Boron supply comes primarily from two sources, Rio Tinto’s Boron Mine in California and several mines in Turkey held by Eti Maden AS.
These two producers account for almost 80 per cent of the world’s boron supply with the remaining production coming from various suppliers in China, Argentina, Chile and Russia.
Besides its growing use in permanent neodymium-iron-boron magnets, boron is also used for building materials where it is prized for its heat resistance, in energy-saving applications such as fiberglass insulation and glass tubes for solar panels, and as an essential micronutrient for fertilisers.
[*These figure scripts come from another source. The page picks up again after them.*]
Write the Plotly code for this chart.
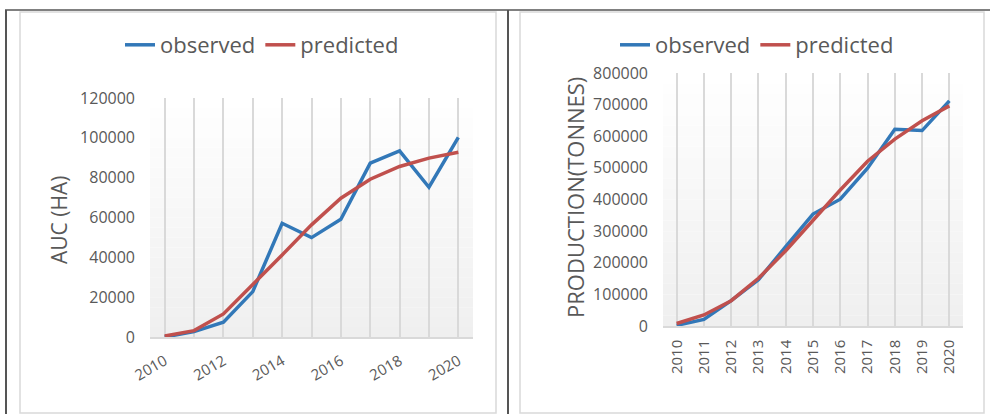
import plotly.graph_objects as go

years = list(range(2010, 2021))

auc_observed = [0, 2700, 7400, 22800, 57100, 49900, 59100, 87300, 93500, 75200, 100200]
auc_predicted = [500, 3200, 11600, 26100, 41200, 56300, 69700, 79200, 85600, 89800, 92800]

prod_observed = [2000, 21000, 80000, 146000, 251000, 354000, 401000, 499000, 622000, 618000, 712000]
prod_predicted = [8000, 35000, 80000, 151000, 238000, 335000, 430000, 521000, 591000, 649000, 696000]

left_ticktext = [str(y) if y % 2 == 0 else "" for y in years]
right_ticktext = [str(y) for y in years]

BLUE = "#3278b8"
RED = "#c0504d"
GREY_TXT = "#595959"
GRID = "#d9d9d9"
W, H = 990, 414


def px_x(x):
    return x / W


def px_y(y):
    return 1 - y / H


fig = go.Figure()

fig.add_trace(go.Scatter(x=years, y=auc_observed, name="observed", mode="lines",
                         line=dict(color=BLUE, width=3.5), xaxis="x", yaxis="y", legend="legend"))
fig.add_trace(go.Scatter(x=years, y=auc_predicted, name="predicted", mode="lines",
                         line=dict(color=RED, width=3.5), xaxis="x", yaxis="y", legend="legend"))
fig.add_trace(go.Scatter(x=years, y=prod_observed, name="observed", mode="lines",
                         line=dict(color=BLUE, width=3.5), xaxis="x2", yaxis="y2", legend="legend2"))
fig.add_trace(go.Scatter(x=years, y=prod_predicted, name="predicted", mode="lines",
                         line=dict(color=RED, width=3.5), xaxis="x2", yaxis="y2", legend="legend2"))

font = dict(family="Open Sans, Noto Sans, sans-serif", color=GREY_TXT)

axis_x = dict(showgrid=True, gridcolor=GRID, gridwidth=1.5, showline=True, linecolor=GRID,
              linewidth=1.5, zeroline=False, ticks="", range=[2009.5, 2020.5], automargin=False,
              tickfont=dict(size=15, color=GREY_TXT), tickvals=years)
axis_y = dict(showgrid=False, zeroline=False, showline=False, ticks="", automargin=False,
              tickformat="d", tickfont=dict(size=16, color=GREY_TXT), ticklabelstandoff=14)

fig.update_layout(
    width=W, height=H,
    margin=dict(l=0, r=0, t=0, b=0, pad=0),
    paper_bgcolor="white",
    plot_bgcolor="rgba(0,0,0,0)",
    font=font,
    xaxis=dict(axis_x, domain=[px_x(150), px_x(473)], anchor="y", ticktext=left_ticktext,
               tickangle=-30, ticklabelstandoff=8),
    yaxis=dict(axis_y, domain=[px_y(337), px_y(98)], anchor="x", range=[0, 120000],
               dtick=20000),
    xaxis2=dict(axis_x, domain=[px_x(663), px_x(963)], anchor="y2", ticktext=right_ticktext,
                tickangle=-90, ticklabelstandoff=6),
    yaxis2=dict(axis_y, domain=[px_y(326), px_y(73)], anchor="x2", range=[0, 800000],
                dtick=100000),
    legend=dict(orientation="h", x=px_x(262), y=px_y(45), xanchor="center", yanchor="middle",
                font=dict(size=22, color=GREY_TXT), bgcolor="rgba(0,0,0,0)"),
    legend2=dict(orientation="h", x=px_x(757), y=px_y(45), xanchor="center", yanchor="middle",
                 font=dict(size=22, color=GREY_TXT), bgcolor="rgba(0,0,0,0)"),
)

# gradient plot-area background (white at top to light grey at bottom)
n_bands = 24
for i in range(n_bands):
    t = (i + 0.5) / n_bands
    c = int(round(239 + (255 - 239) * t))
    col = f"rgb({c},{c},{c})"
    for xr, yr in (("x domain", "y domain"), ("x2 domain", "y2 domain")):
        fig.add_shape(type="rect", xref=xr, yref=yr, x0=0, x1=1, y0=i / n_bands,
                      y1=(i + 1) / n_bands, fillcolor=col, line_width=0, layer="below")

# chart frames and outer table lines
fig.add_shape(type="rect", xref="paper", yref="paper", x0=px_x(20), x1=px_x(496),
              y0=px_y(413), y1=px_y(12), line=dict(color=GRID, width=1.5))
fig.add_shape(type="rect", xref="paper", yref="paper", x0=px_x(520), x1=px_x(984),
              y0=px_y(413), y1=px_y(12), line=dict(color=GRID, width=1.5))
fig.add_shape(type="line", xref="paper", yref="paper", x0=px_x(5), x1=1,
              y0=px_y(10), y1=px_y(10), line=dict(color="#808080", width=2))
for xv in (6, 508):
    fig.add_shape(type="line", xref="paper", yref="paper", x0=px_x(xv), x1=px_x(xv),
                  y0=0, y1=px_y(10), line=dict(color="#555555", width=2))

# y axis titles
fig.add_annotation(text="AUC (HA)", xref="paper", yref="paper", x=px_x(59), y=px_y(220),
                   textangle=-90, showarrow=False, font=dict(size=21, color=GREY_TXT),
                   xanchor="center", yanchor="middle")
fig.add_annotation(text="PRODUCTION(TONNES)", xref="paper", yref="paper", x=px_x(575),
                   y=px_y(198), textangle=-90, showarrow=False,
                   font=dict(size=22, color=GREY_TXT), xanchor="center", yanchor="middle")

fig.write_html("out.html", config={"displayModeBar": False},
               post_script="document.body.style.margin = '0';")
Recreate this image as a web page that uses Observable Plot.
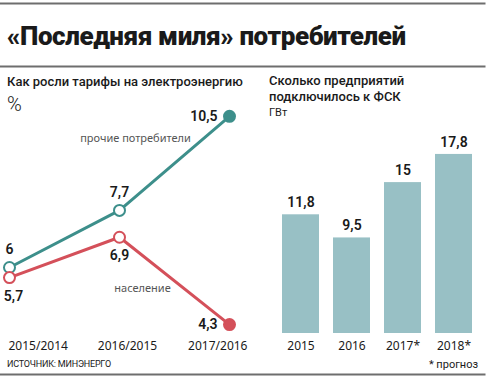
<!DOCTYPE html>
<html><head><meta charset="utf-8">
<script src="https://cdn.jsdelivr.net/npm/d3@7"></script>
<script src="https://cdn.jsdelivr.net/npm/@observablehq/plot@0.6"></script>
<style>
body{margin:0;background:#fff;font-family:Roboto,"DejaVu Sans",sans-serif;color:#1a1a1a;}
#root{position:relative;width:486px;height:380px;overflow:hidden;}
.abs{position:absolute;white-space:nowrap;}
</style></head><body>
<div id="root">
  <div id="bg1" class="abs" style="left:0;top:0;"></div>
  <div id="bg2" class="abs" style="left:0;top:0;"></div>
  <div class="abs" style="left:7px;top:21px;font-size:26px;font-weight:900;letter-spacing:-0.4px;">«Последняя миля» потребителей</div>
  <div class="abs" style="left:7px;top:74px;font-size:13px;font-weight:500;">Как росли тарифы на электроэнергию</div>
  <div class="abs" style="left:7px;top:92px;font-size:20px;font-weight:300;">%</div>
  <div class="abs" style="left:269px;top:73px;font-size:13px;font-weight:500;line-height:16px;">Сколько предприятий<br>подключилось к ФСК</div>
  <div class="abs" style="left:269px;top:106px;font-size:11px;">ГВт</div>
  <div id="left" class="abs" style="left:0;top:90px;"></div>
  <div id="right" class="abs" style="left:260px;top:100px;"></div>
  <div class="abs" style="left:7px;top:359px;font-size:9px;letter-spacing:-0.2px;">ИСТОЧНИК: МИНЭНЕРГО</div>
  <div class="abs" style="right:8px;top:358px;font-size:11px;">* прогноз</div>
</div>
<script>
const periods = ["2015/2014", "2016/2015", "2017/2016"];
const otherValues = [6, 7.7, 10.5];
const householdValues = [5.7, 6.9, 4.3];
const otherLabel = "прочие потребители";
const householdLabel = "население";

const years = ["2015", "2016", "2017*", "2018*"];
const capacity = [11.8, 9.5, 15, 17.8];

const teal = "#3d8f8b", red = "#d4505a", barColor = "#98c0c5";
const ruleColor = "#6e6e6e";
const fmt = v => String(v).replace(".", ",");

// page separator rules: frame edges of two full-width background plots
document.getElementById("bg1").appendChild(Plot.plot({
  width: 486, height: 380, marginTop: 3, marginBottom: 6, marginLeft: 0, marginRight: 2,
  marks: [
    Plot.frame({anchor: "top", stroke: ruleColor, strokeWidth: 2}),
    Plot.frame({anchor: "bottom", stroke: ruleColor, strokeWidth: 2})
  ]
}));
document.getElementById("bg2").appendChild(Plot.plot({
  width: 486, height: 80, marginTop: 66, marginBottom: 4, marginLeft: 0, marginRight: 2,
  marks: [Plot.frame({anchor: "top", stroke: ruleColor, strokeWidth: 2})]
}));

const other = periods.map((p, i) => ({p, v: otherValues[i], last: i === periods.length - 1}));
const house = periods.map((p, i) => ({p, v: householdValues[i], last: i === periods.length - 1}));

const numFont = {fontSize: 14, fontWeight: 600, fill: "#1a1a1a", fontFamily: "Roboto, sans-serif"};

const left = Plot.plot({
  width: 250, height: 270,
  marginLeft: 8, marginRight: 21, marginTop: 9, marginBottom: 25.8,
  x: {type: "point", domain: periods, padding: 0, axis: null},
  y: {domain: [4, 11], axis: null},
  marks: [
    Plot.line(other, {x: "p", y: "v", stroke: teal, strokeWidth: 3}),
    Plot.line(house, {x: "p", y: "v", stroke: red, strokeWidth: 3}),
    Plot.dot(other, {x: "p", y: "v", r: 5.5, stroke: teal, strokeWidth: 2, fill: d => d.last ? teal : "white"}),
    Plot.dot(house, {x: "p", y: "v", r: 5.5, stroke: red, strokeWidth: 2, fill: d => d.last ? red : "white"}),
    Plot.text(other.slice(0, 2), {x: "p", y: "v", text: d => fmt(d.v), dy: -18, ...numFont}),
    Plot.text(other.slice(2), {x: "p", y: "v", text: d => fmt(d.v), dx: -12, textAnchor: "end", ...numFont}),
    Plot.text(house.slice(0, 1), {x: "p", y: "v", text: d => fmt(d.v), dy: 19, dx: 4, ...numFont}),
    Plot.text(house.slice(1, 2), {x: "p", y: "v", text: d => fmt(d.v), dy: 18, ...numFont}),
    Plot.text(house.slice(2), {x: "p", y: "v", text: d => fmt(d.v), dx: -12, textAnchor: "end", ...numFont}),
    Plot.text([other[2]], {x: "p", y: "v", text: () => otherLabel, dx: -94, dy: 22, fontSize: 11, fill: "#555"}),
    Plot.text([house[2]], {x: "p", y: "v", text: () => householdLabel, dx: -87, dy: -36, fontSize: 11, fill: "#555"}),
    Plot.text([periods[0]], {x: d => d, frameAnchor: "bottom", dy: 15, dx: -1, textAnchor: "start", fontSize: 12, fill: "#1a1a1a"}),
    Plot.text([periods[1]], {x: d => d, frameAnchor: "bottom", dy: 15, dx: 8, fontSize: 12, fill: "#1a1a1a"}),
    Plot.text([periods[2]], {x: d => d, frameAnchor: "bottom", dy: 15, dx: 18, textAnchor: "end", fontSize: 12, fill: "#1a1a1a"})
  ]
});
document.getElementById("left").appendChild(left);

const bars = years.map((y, i) => ({y, v: capacity[i]}));
const right = Plot.plot({
  width: 226, height: 260,
  marginLeft: 21.7, marginRight: 14.3, marginTop: 31.8, marginBottom: 27,
  x: {type: "band", domain: years, paddingInner: 0.28, paddingOuter: 0, axis: null},
  y: {domain: [0, 20], axis: null},
  marks: [
    Plot.barY(bars, {x: "y", y: "v", fill: barColor}),
    Plot.text(bars, {x: "y", y: "v", text: d => fmt(d.v), dy: -12, ...numFont}),
    Plot.text(bars, {x: "y", text: "y", frameAnchor: "bottom", dy: 16, fontSize: 12, fill: "#1a1a1a"})
  ]
});
document.getElementById("right").appendChild(right);
</script>
</body></html>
Research has also indicated that boron could be used to increase the life of lithium-ion batteries by isolating the contact points between the lithium metal and the solid electrolyte.
This wide range of uses has led lithium miner Orocobre (ASX:ORE) to forecast that global borates demand will rise at a 3 per cent compound annual growth rate to 2.65 million tonnes of B₂O₃ equivalent by 2023.
However, this rising demand may not be met by supply as none of the smaller suppliers are capable of major expansions in production capacity.
Conflict in the Middle East could also impact negatively on supply coming out from Turkey, which has three-quarters of the world’s boron reserves.
Emerging lithium and boron player ioneer (ASX:INR) could play a role in filling this particular supply gap.
The company is currently advancing its 100 per cent owned Rhyolite Ridge project in Nevada towards production commencing in 2021.
Rhyolite Ridge is a large, shallow lithium-boron deposit that is envisaged to produce 20,000 tonnes of lithium carbonate and 173,000 tonnes of boric acid per annum at full capacity.
While the spotlight has previously centred on the lithium resource, the growing demand for neodymium-iron-boron magnets could bring its boron content into focus.
Boric acid currently fetches between $US700 and $US900 per tonne. This will no doubt help drive development of Rhyolite Ridge – a project which already features very healthy economics.